**Required task**.
Using the listing below, please print exactly the lines from the one with "Convert this chart" through the one with "const barHatched = [true, false, false, false, false, false];". Leave out every picture.

**Information supplied**.
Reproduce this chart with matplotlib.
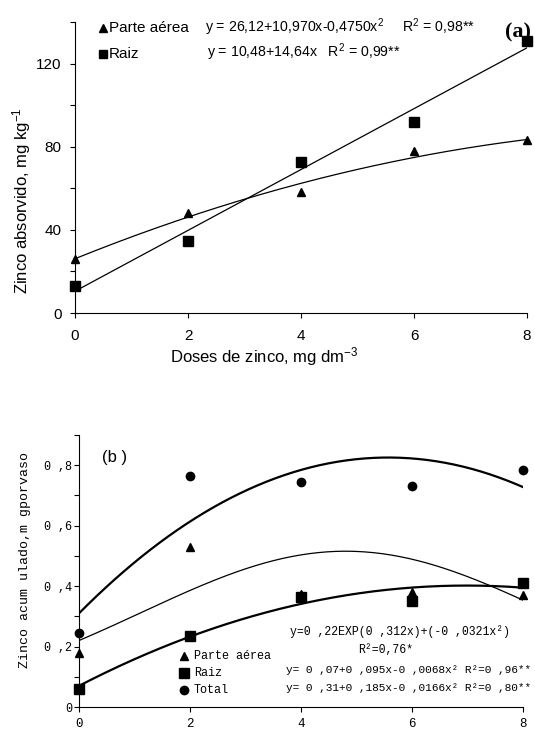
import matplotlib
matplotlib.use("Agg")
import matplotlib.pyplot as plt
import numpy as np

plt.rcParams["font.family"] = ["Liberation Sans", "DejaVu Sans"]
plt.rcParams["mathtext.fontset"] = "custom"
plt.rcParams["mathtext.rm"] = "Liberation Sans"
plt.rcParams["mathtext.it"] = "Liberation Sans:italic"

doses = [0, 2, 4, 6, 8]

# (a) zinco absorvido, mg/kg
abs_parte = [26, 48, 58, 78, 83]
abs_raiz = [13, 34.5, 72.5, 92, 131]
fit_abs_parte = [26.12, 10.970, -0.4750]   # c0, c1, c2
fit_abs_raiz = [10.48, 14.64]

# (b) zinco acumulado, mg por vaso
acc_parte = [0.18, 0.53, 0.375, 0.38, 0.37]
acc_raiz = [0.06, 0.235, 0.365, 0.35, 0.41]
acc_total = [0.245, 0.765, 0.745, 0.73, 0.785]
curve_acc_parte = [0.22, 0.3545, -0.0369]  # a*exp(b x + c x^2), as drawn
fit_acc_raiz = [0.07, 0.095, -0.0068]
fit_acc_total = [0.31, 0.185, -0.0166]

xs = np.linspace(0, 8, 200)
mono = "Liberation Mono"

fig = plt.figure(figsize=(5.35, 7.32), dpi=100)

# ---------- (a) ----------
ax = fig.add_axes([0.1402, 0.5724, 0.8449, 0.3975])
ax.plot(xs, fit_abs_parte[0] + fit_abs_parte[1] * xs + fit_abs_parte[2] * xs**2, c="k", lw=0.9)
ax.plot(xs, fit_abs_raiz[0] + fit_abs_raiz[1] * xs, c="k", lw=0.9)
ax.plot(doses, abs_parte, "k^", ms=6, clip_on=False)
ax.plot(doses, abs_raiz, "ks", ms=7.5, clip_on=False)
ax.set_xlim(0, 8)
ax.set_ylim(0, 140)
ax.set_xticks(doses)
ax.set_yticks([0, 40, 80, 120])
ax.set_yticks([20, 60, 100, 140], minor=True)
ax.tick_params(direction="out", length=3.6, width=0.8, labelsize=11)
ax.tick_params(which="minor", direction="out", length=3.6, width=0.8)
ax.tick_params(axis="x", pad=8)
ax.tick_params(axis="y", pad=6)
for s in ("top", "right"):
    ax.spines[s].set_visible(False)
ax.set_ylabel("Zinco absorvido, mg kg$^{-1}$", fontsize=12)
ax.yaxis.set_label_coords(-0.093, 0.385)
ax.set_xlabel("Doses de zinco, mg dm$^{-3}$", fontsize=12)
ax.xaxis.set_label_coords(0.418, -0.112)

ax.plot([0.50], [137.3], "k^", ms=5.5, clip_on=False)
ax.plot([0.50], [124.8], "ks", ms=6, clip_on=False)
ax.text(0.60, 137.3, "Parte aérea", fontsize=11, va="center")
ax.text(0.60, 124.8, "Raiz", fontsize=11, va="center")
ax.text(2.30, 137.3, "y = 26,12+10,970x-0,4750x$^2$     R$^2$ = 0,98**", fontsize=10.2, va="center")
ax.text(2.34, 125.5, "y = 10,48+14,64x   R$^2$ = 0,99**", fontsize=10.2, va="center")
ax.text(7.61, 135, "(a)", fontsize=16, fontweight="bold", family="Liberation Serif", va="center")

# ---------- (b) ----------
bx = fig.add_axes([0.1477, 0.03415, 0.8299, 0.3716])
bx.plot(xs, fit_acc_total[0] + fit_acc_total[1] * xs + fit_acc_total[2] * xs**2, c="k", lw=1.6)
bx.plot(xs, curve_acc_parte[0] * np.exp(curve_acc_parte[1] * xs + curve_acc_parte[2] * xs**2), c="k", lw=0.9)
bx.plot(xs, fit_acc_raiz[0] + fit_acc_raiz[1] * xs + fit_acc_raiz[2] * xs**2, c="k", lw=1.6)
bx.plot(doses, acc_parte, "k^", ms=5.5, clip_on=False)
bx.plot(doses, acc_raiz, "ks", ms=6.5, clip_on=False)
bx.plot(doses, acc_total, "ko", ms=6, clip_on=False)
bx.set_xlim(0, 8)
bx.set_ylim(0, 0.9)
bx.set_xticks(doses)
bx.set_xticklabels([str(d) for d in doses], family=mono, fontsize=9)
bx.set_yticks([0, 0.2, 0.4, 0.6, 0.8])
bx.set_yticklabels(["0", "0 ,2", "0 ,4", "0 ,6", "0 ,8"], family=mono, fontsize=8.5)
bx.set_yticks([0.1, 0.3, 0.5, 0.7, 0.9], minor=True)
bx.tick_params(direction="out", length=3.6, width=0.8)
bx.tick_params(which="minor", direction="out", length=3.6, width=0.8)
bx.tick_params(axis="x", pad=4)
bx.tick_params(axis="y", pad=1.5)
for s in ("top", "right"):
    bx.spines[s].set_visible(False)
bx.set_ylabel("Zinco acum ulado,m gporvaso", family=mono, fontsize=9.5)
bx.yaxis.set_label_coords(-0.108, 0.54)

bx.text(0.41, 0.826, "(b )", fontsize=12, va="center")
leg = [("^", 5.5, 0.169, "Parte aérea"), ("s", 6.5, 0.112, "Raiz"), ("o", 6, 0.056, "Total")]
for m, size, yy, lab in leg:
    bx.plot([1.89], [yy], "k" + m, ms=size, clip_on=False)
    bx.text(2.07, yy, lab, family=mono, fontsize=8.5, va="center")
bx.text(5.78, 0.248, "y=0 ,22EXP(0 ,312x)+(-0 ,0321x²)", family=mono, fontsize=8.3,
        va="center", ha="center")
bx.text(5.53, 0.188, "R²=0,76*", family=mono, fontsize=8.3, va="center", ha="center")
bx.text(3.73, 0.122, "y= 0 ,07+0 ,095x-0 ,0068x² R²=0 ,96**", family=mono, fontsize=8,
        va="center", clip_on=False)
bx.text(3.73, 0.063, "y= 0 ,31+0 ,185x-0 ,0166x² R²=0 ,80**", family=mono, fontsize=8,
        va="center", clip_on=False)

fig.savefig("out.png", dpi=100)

==

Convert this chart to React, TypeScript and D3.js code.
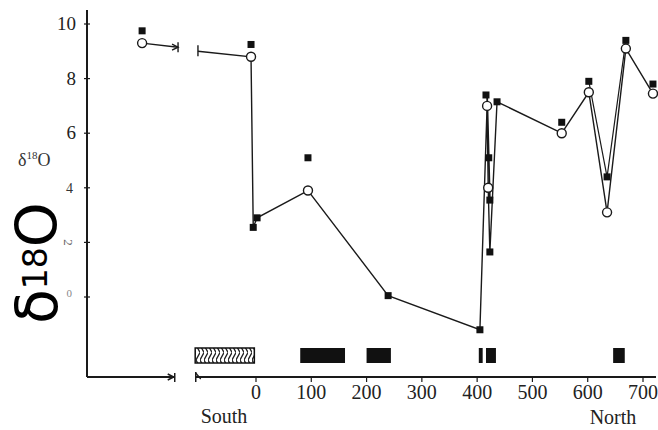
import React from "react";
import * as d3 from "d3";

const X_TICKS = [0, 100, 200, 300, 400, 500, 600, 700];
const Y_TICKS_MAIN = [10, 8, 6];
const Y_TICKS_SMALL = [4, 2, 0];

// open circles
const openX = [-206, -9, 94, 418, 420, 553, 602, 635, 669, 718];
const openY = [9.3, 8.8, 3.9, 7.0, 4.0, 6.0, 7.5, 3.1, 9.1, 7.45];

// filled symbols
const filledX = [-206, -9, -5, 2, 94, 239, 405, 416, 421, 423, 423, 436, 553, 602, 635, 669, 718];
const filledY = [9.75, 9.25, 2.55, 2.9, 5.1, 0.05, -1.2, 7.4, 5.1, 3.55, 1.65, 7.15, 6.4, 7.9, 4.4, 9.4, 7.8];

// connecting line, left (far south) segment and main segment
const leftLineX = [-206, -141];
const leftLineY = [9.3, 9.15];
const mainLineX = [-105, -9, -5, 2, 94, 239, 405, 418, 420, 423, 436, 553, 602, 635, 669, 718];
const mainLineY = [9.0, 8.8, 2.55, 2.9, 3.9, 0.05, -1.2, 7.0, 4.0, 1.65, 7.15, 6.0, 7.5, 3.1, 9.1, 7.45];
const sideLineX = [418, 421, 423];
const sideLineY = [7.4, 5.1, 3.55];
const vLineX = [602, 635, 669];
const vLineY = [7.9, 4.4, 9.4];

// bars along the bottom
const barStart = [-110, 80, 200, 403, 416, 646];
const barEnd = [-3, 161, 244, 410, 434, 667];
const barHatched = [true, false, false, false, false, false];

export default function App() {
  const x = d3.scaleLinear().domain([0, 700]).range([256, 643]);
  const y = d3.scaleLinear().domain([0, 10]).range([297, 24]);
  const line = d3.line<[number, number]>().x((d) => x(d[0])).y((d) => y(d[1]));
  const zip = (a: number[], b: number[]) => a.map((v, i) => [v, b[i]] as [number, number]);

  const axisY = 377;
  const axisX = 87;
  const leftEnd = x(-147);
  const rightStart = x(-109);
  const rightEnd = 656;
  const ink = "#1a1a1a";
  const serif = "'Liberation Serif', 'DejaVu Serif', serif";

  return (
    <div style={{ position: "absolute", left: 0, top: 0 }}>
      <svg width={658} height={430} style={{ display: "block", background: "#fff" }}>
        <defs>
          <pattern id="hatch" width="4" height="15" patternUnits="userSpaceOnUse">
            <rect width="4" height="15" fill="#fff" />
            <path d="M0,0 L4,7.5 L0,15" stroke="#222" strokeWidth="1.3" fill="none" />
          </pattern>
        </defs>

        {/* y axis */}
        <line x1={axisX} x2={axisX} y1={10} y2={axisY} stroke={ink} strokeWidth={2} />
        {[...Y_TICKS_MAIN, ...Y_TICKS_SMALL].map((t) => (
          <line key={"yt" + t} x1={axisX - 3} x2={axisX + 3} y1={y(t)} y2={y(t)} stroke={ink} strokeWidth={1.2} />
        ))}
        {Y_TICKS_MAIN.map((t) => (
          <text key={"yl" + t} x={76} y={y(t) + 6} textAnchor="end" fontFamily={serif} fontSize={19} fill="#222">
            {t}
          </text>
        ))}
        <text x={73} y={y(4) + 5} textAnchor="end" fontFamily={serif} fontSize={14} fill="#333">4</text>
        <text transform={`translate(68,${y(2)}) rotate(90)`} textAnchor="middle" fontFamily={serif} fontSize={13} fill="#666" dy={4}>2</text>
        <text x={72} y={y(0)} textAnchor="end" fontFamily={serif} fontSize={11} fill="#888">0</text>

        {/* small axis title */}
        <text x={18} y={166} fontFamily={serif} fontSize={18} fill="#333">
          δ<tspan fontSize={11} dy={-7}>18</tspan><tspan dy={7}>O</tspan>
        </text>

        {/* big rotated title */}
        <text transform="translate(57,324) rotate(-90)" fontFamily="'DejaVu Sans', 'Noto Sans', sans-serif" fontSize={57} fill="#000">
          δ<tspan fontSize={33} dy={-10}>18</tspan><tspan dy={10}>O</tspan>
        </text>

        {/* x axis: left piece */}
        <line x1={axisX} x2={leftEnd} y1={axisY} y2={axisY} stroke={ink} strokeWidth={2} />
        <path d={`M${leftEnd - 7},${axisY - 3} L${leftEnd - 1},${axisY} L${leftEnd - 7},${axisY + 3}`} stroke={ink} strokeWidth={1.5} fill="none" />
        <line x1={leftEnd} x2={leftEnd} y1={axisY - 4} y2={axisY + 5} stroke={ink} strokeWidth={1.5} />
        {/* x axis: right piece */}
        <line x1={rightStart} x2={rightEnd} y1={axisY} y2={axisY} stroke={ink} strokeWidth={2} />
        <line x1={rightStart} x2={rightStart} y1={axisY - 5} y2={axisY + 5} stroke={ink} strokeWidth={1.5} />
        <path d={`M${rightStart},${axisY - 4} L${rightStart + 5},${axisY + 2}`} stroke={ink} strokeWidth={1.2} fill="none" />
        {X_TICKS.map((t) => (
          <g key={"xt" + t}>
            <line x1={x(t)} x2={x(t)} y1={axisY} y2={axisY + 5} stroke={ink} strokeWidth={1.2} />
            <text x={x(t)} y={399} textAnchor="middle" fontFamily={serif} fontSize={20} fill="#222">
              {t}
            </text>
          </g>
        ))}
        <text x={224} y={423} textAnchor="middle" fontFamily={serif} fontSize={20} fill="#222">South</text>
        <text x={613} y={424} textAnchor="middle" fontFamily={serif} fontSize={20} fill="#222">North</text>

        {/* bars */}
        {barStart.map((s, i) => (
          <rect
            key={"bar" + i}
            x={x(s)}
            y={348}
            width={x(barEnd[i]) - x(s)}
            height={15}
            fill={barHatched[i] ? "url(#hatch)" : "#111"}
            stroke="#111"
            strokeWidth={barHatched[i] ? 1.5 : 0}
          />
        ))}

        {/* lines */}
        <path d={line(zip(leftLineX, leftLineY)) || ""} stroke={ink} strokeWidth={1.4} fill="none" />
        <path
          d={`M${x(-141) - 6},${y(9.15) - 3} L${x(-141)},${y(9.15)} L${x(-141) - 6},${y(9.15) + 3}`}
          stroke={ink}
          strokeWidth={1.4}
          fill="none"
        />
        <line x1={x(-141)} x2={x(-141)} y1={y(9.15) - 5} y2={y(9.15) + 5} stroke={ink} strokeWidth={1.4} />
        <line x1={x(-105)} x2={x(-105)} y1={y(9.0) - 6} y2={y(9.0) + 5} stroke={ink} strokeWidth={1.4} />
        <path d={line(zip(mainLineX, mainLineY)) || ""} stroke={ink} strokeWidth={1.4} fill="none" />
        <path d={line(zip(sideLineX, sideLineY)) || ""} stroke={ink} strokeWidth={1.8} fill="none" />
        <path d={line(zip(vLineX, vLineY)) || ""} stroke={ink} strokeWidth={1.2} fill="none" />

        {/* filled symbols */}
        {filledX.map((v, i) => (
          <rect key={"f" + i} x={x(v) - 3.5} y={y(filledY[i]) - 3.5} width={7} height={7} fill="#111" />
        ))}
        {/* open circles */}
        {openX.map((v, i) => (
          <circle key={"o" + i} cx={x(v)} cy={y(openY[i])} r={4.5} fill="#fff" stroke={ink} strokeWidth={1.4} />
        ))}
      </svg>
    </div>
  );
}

**The completed task**.
Convert this chart to React, TypeScript and D3.js code.
import React from "react";
import * as d3 from "d3";

const X_TICKS = [0, 100, 200, 300, 400, 500, 600, 700];
const Y_TICKS_MAIN = [10, 8, 6];
const Y_TICKS_SMALL = [4, 2, 0];

// open circles
const openX = [-206, -9, 94, 418, 420, 553, 602, 635, 669, 718];
const openY = [9.3, 8.8, 3.9, 7.0, 4.0, 6.0, 7.5, 3.1, 9.1, 7.45];

// filled symbols
const filledX = [-206, -9, -5, 2, 94, 239, 405, 416, 421, 423, 423, 436, 553, 602, 635, 669, 718];
const filledY = [9.75, 9.25, 2.55, 2.9, 5.1, 0.05, -1.2, 7.4, 5.1, 3.55, 1.65, 7.15, 6.4, 7.9, 4.4, 9.4, 7.8];

// connecting line, left (far south) segment and main segment
const leftLineX = [-206, -141];
const leftLineY = [9.3, 9.15];
const mainLineX = [-105, -9, -5, 2, 94, 239, 405, 418, 420, 423, 436, 553, 602, 635, 669, 718];
const mainLineY = [9.0, 8.8, 2.55, 2.9, 3.9, 0.05, -1.2, 7.0, 4.0, 1.65, 7.15, 6.0, 7.5, 3.1, 9.1, 7.45];
const sideLineX = [418, 421, 423];
const sideLineY = [7.4, 5.1, 3.55];
const vLineX = [602, 635, 669];
const vLineY = [7.9, 4.4, 9.4];

// bars along the bottom
const barStart = [-110, 80, 200, 403, 416, 646];
const barEnd = [-3, 161, 244, 410, 434, 667];
const barHatched = [true, false, false, false, false, false];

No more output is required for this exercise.